Ill. : Chestov, marteau sans maître ! Texte : Henri Bergson par Vladimir Jankélévitch, Presses Universitaires de France, collection Quadrige.
L’intelligence, dit Bergson dans l’Évolution créatrice,
regarde éternellement en arrière ; le regard constitue, dirons-nous à
notre tour, son infirmité naturelle. L’intelligence retardataire n’est
compétente que dans les choses accomplies, et les symboles avec lesquels elle
travaille sont toujours postérieurs à l’événement.

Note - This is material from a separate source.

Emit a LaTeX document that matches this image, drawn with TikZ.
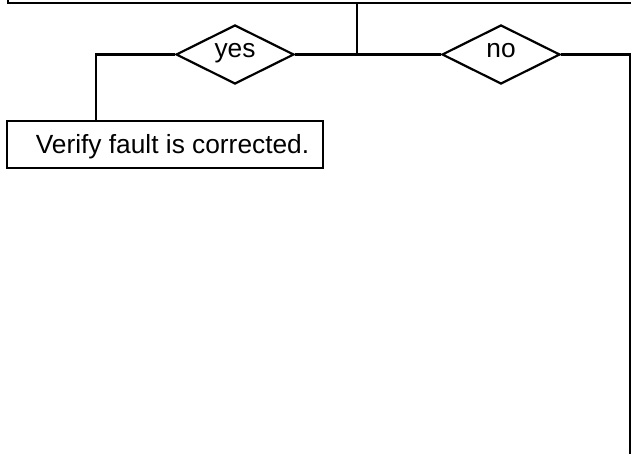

Cette méthode n’offre que des avantages quand elle
s’applique aux êtres sans durée et sans mémoire qui forment le royaume de la
matière. Il n’y a pas ici, entre pendant et après, de différence profonde, et
l’on peut dire qu’il n’est jamais trop tard pour connaître les choses sans
durée. Mais les êtres qui deviennent ont futur et passé. Ici, ce n’est plus du
tout la même chose d’arriver « pendant » l’événement ou « l’après »,
d’être en deçà ou au-delà, ou de surprendre l’instant présent dans sa
garance, in vivo et sur le fait.
Mieux encore, il y a un « kaïros », un événement irrévocable et unique, comme tous les événements, et cette circonstance nouvelle nous impose une obligation d’opportunité que la matière ignore. Tout à l’heure, il sera trop tard et l’occasion perdue ne se représentera jamais ; pendant le fait et sur le moment, ils m’apparaissent avec toute la vivacité et la fraîcheur d’une expérience particulière, présente, effective ; après coup, et dans la perspective du passé, ils deviennent au contraire des généralités indifférentes et inactuelles.
L’intelligence retarde donc perpétuellement sur la vive durée ; elle essaiera néanmoins de se représenter, au futur antérieur, la façon dont les choses auront dû se passer pour être conformes à son propre schéma d’immobilité.